La responsabilidad sudamericana sobre Haití

La Patria Grande debe dejar de ser concepto y anhelo y pasar a tener voz y brazos ejecutores que protejan a sus miembros y puedan dirigir las respuestas ante los problemas de la región

En un fin de semana se han mostrado a la intemperie las vergüenzas de las dos últimas grandes “misiones” de las Naciones Unidas; por un lado, Afganistán y los 20 años de intervención que han acabado con los talibanes reconquistando el poder en apenas dos semanas, lo que da cuenta de que tienen un evidente apoyo popular después de dos décadas de gobiernos títeres y corruptos – más allá del régimen del terror que se describe habitualmente como justificación – y del que nos encargaremos con mayor profundidad en próximas ediciones, y por otro lado, Haití y su nueva década perdida que tuvo el momento culmen con el reciente asesinato del Presidente, pero que se cierra macabramente con otro terremoto que deja cientos de fallecidos.

Haití es el país más pobre de Latinoamérica desde hace casi dos siglos, pero no basta con atribuir esta situación a la catástrofe o a la caprichosa ubicación geográfica sobre la placa tectónica y las fallas Caribe y Norte América. Su historia es la de una República invadida y saqueada hasta la extenuación, una suerte de campo de pruebas dramático en el que tanto España como Francia la convirtieron siendo territorio propicio para el tráfico de esclavos empleados en gigantescas plantaciones que se abrieron, además, deforestando intensamente todo el país, a diferencia de lo que sucede en su vecina República Dominicana.
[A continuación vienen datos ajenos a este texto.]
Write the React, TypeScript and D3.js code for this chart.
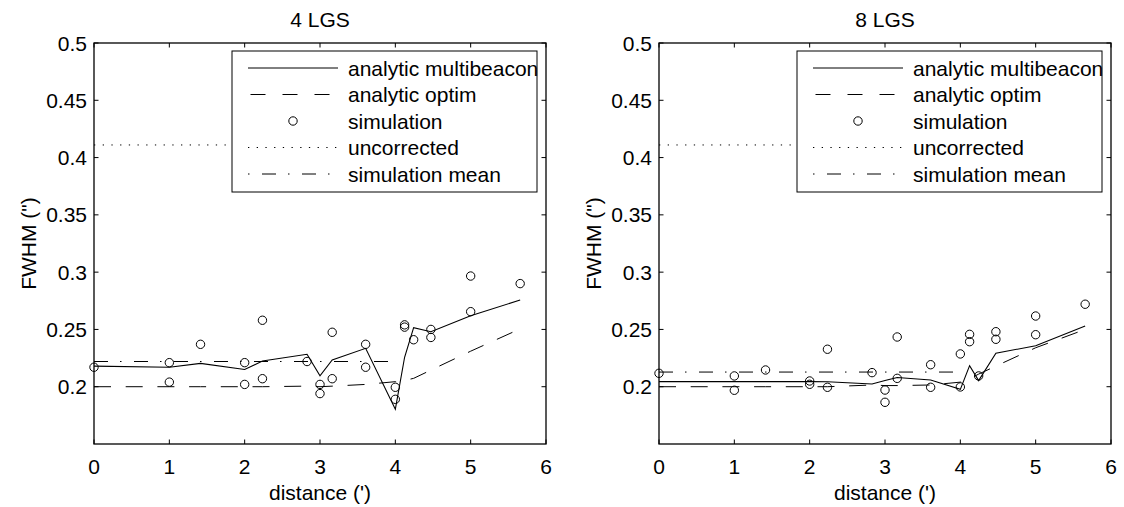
import React from "react";
import * as d3 from "d3";

// distances (arcmin) at which analytic curves are evaluated
const distances = [0, 1, 1.414, 2, 2.236, 2.828, 3, 3.162, 3.606, 4, 4.123, 4.243, 4.472, 5, 5.657];

// 4 LGS
const multibeacon4 = [0.218, 0.217, 0.2204, 0.215, 0.2224, 0.2283, 0.2096, 0.2233, 0.2335, 0.1803, 0.2257, 0.2515, 0.248, 0.262, 0.2757];
const optim4 = [0.2, 0.2, 0.2, 0.2, 0.2, 0.2005, 0.2, 0.2005, 0.202, 0.2044, 0.2055, 0.2073, 0.2145, 0.231, 0.2505];
const simDist4 = [0, 1, 1, 1.414, 2, 2, 2.236, 2.236, 2.828, 3, 3, 3.162, 3.162, 3.606, 3.606, 4, 4, 4.123, 4.123, 4.243, 4.472, 4.472, 5, 5, 5.657];
const simVal4 = [0.217, 0.221, 0.204, 0.237, 0.221, 0.202, 0.258, 0.207, 0.222, 0.202, 0.194, 0.2475, 0.207, 0.237, 0.217, 0.1995, 0.189, 0.254, 0.252, 0.241, 0.25, 0.243, 0.2966, 0.2655, 0.29];
const mean4 = 0.222;

// 8 LGS
const multibeacon8 = [0.2044, 0.2044, 0.2044, 0.2044, 0.2043, 0.2024, 0.2055, 0.208, 0.2059, 0.1977, 0.2184, 0.2053, 0.2292, 0.2358, 0.253];
const optim8 = [0.2, 0.2, 0.2, 0.2, 0.2, 0.2015, 0.201, 0.201, 0.2015, 0.204, 0.207, 0.211, 0.218, 0.234, 0.25];
const simDist8 = [0, 1, 1, 1.414, 2, 2, 2.236, 2.236, 2.828, 3, 3, 3.162, 3.162, 3.606, 3.606, 4, 4, 4.123, 4.123, 4.243, 4.472, 4.472, 5, 5, 5.657];
const simVal8 = [0.2117, 0.2094, 0.1969, 0.2146, 0.205, 0.2021, 0.2327, 0.1995, 0.2123, 0.1971, 0.1864, 0.2434, 0.2073, 0.2192, 0.1995, 0.2286, 0.1998, 0.2457, 0.2393, 0.2094, 0.248, 0.2414, 0.2617, 0.2454, 0.272];
const mean8 = 0.2128;

const uncorrected = 0.411;
const meanRange = [0, 4];
const uncorrRange = [0, 5.657];

const xTicks = [0, 1, 2, 3, 4, 5, 6];
const yTicks = [0.2, 0.25, 0.3, 0.35, 0.4, 0.45, 0.5];
const yTickLabels = ["0.2", "0.25", "0.3", "0.35", "0.4", "0.45", "0.5"];
const legendLabels = ["analytic multibeacon", "analytic optim", "simulation", "uncorrected", "simulation mean"];

const FONT = "'Liberation Sans', Arial, Helvetica, sans-serif";
const FS = 21;
const DASH = "17,14.7";
const DOT = "1.3,7.4";
const DASHDOT = "14,12,1.5,12.5";

type PanelProps = {
  left: number;
  title: string;
  mb: number[];
  opt: number[];
  sd: number[];
  sv: number[];
  mean: number;
  ylabelX: number;
};

function Panel({ left, title, mb, opt, sd, sv, mean, ylabelX }: PanelProps) {
  const width = 452;
  const top = 43;
  const bottom = 444;
  const x = d3.scaleLinear().domain([0, 6]).range([left, left + width]);
  const y = d3.scaleLinear().domain([0.15, 0.5]).range([bottom, top]);
  const line = d3
    .line<number>()
    .x((_, i) => x(distances[i]))
    .y((v) => y(v));
  const tick = 4.5;
  const right = left + width;

  // legend geometry
  const lgL = left + 138;
  const lgR = left + 443;
  const lgT = 51;
  const lgB = 192;
  const sampleL = left + 154;
  const sampleR = left + 244;
  const sampleC = (sampleL + sampleR) / 2;
  const textX = left + 254;
  const rowY = (i: number) => 68 + i * 26.5;

  return (
    <g>
      <text x={(left + right) / 2} y={27} textAnchor="middle" fontSize={FS} fontFamily={FONT}>
        {title}
      </text>
      {/* data */}
      <line
        x1={x(uncorrRange[0])}
        x2={x(uncorrRange[1])}
        y1={y(uncorrected)}
        y2={y(uncorrected)}
        stroke="#000"
        strokeWidth={1}
        strokeDasharray={DOT}
      />
      <line
        x1={x(meanRange[0])}
        x2={x(meanRange[1])}
        y1={y(mean)}
        y2={y(mean)}
        stroke="#000"
        strokeWidth={1}
        strokeDasharray={DASHDOT}
      />
      <path d={line(opt) || ""} fill="none" stroke="#000" strokeWidth={1} strokeDasharray={DASH} />
      <path d={line(mb) || ""} fill="none" stroke="#000" strokeWidth={1.1} />
      {sd.map((d, i) => (
        <circle key={i} cx={x(d)} cy={y(sv[i])} r={4.2} fill="none" stroke="#000" strokeWidth={1} />
      ))}

      {/* axes box */}
      <rect x={left} y={top} width={width} height={bottom - top} fill="none" stroke="#000" strokeWidth={1.3} />
      {xTicks.map((t) => (
        <g key={"x" + t}>
          <line x1={x(t)} x2={x(t)} y1={bottom} y2={bottom - tick} stroke="#000" strokeWidth={1} />
          <line x1={x(t)} x2={x(t)} y1={top} y2={top + tick} stroke="#000" strokeWidth={1} />
          <text x={x(t)} y={474} textAnchor="middle" fontSize={FS} fontFamily={FONT}>
            {t}
          </text>
        </g>
      ))}
      {yTicks.map((t, i) => (
        <g key={"y" + t}>
          <line x1={left} x2={left + tick} y1={y(t)} y2={y(t)} stroke="#000" strokeWidth={1} />
          <line x1={right} x2={right - tick} y1={y(t)} y2={y(t)} stroke="#000" strokeWidth={1} />
          <text x={left - 7} y={y(t)} dy="0.36em" textAnchor="end" fontSize={FS} fontFamily={FONT}>
            {yTickLabels[i]}
          </text>
        </g>
      ))}
      <text x={(left + right) / 2} y={500} textAnchor="middle" fontSize={FS} fontFamily={FONT}>
        distance (')
      </text>
      <text
        transform={`translate(${ylabelX},${(top + bottom) / 2}) rotate(-90)`}
        textAnchor="middle"
        dy="0.36em"
        fontSize={FS}
        fontFamily={FONT}
      >
        FWHM (")
      </text>

      {/* legend */}
      <rect x={lgL} y={lgT} width={lgR - lgL} height={lgB - lgT} fill="#fff" stroke="#000" strokeWidth={1} />
      <line x1={sampleL} x2={sampleR} y1={rowY(0)} y2={rowY(0)} stroke="#000" strokeWidth={1} />
      <line
        x1={sampleL}
        x2={sampleR}
        y1={rowY(1)}
        y2={rowY(1)}
        stroke="#000"
        strokeWidth={1}
        strokeDasharray="15,17"
        strokeDashoffset={29.5}
      />
      <circle cx={sampleC} cy={rowY(2)} r={4.2} fill="none" stroke="#000" strokeWidth={1} />
      <line x1={sampleL} x2={sampleR} y1={rowY(3)} y2={rowY(3)} stroke="#000" strokeWidth={1} strokeDasharray={DOT} />
      <line
        x1={sampleL}
        x2={sampleR}
        y1={rowY(4)}
        y2={rowY(4)}
        stroke="#000"
        strokeWidth={1}
        strokeDasharray="1.5,12.5,14,12"
      />
      {legendLabels.map((l, i) => (
        <text key={l} x={textX} y={rowY(i)} dy="0.36em" fontSize={FS} fontFamily={FONT}>
          {l}
        </text>
      ))}
    </g>
  );
}

export default function App() {
  return (
    <svg
      width={1124}
      height={507}
      viewBox="0 0 1124 507"
      style={{ position: "absolute", left: 0, top: 0, background: "#fff" }}
    >
      <rect x={0} y={0} width={1124} height={507} fill="#fff" />
      <Panel left={94} title="4 LGS" mb={multibeacon4} opt={optim4} sd={simDist4} sv={simVal4} mean={mean4} ylabelX={28} />
      <Panel left={659} title="8 LGS" mb={multibeacon8} opt={optim8} sd={simDist8} sv={simVal8} mean={mean8} ylabelX={593} />
    </svg>
  );
}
Haití fue la primera República negra declarada independiente en 1804, momento en el que abolió la esclavitud – medida asumida después por Bolívar para toda Sudamérica tras el impulso de Pétion -, pero no tardaron en convertirse en neoesclavos del sistema financiero francés, que hasta hoy sigue sometiendo los destinos de la isla.

El terremoto del sábado 14 de agosto de una magnitud de 7,2 grados en la escala de Ritcher se cobró alrededor de 1.300 víctimas. En 2010 se estimaron cerca de 200.000 con una magnitud de 7,0 grados, pero que castigaron directamente a la capital de Puerto Príncipe, que viene a ser el gran paradigma de la desgracia haitiana impregnada en racismo, desigualdad y falta de oportunidades.

En 2010 se desplegó una ambiciosa misión de Naciones Unidas destinada a la reconstrucción, que como se estila en esos programas de Cooperación, habla mucho de la participación local, de la intervención integral, de fortalecer las capacidades nacionales, etc., y se hicieron numerosas cumbres de donantes. Las conclusiones están a la vista: el país apenas se levantó, las grandes concesiones y proyectos de reconstrucción quedaron en manos de transnacionales francesas y norteamericanas, la democracia clásica que se intentó implantar acabó alumbrando gobiernos débiles y títeres, y a la vuelta, todo voló por los aires.

¿Qué ha hecho Latinoamérica autónomamente por ayudar a uno de sus países más emblemáticos y que simboliza el maltrato histórico de la región llevado al extremo? Prácticamente nada. Algunos países aceptaron enviar tropas en la misión de paz de las Naciones Unidas, incluido el gobierno boliviano de Evo Morales, pese al tufillo intervencionista, pero nadie en este lado del mundo se ha preocupado demasiado por ayudar o verificar que los objetivos se cumplieran. Al contrario. Haití – como Afganistán – fue cuarteada y aprovechada mientras hubo fondos por las potencias centrales mientras que los vecinos contemplaban en silencio asaltando algunas migajas.

Es urgente recomponer los organismos supranacionales de la región que puedan tomar las riendas y dar respuestas efectivas a los problemas de la región en lugar de hacer ridículos listados de los migrantes haitianos que vagan por un continente tradicionalmente migrante sin que nadie les dé el cobijo necesario. Hasta en Bolivia.  La Comunidad de Estados Latinoamericanos y Caribeños (CELAC) debe ser un referente en estos casos, pues no se puede permitir que se sigan manteniendo las mismas lógicas perniciosas una y otra vez. La Patria Grande debe dejar de ser concepto y anhelo y pasar a tener voz y brazos ejecutores que protejan a sus miembros.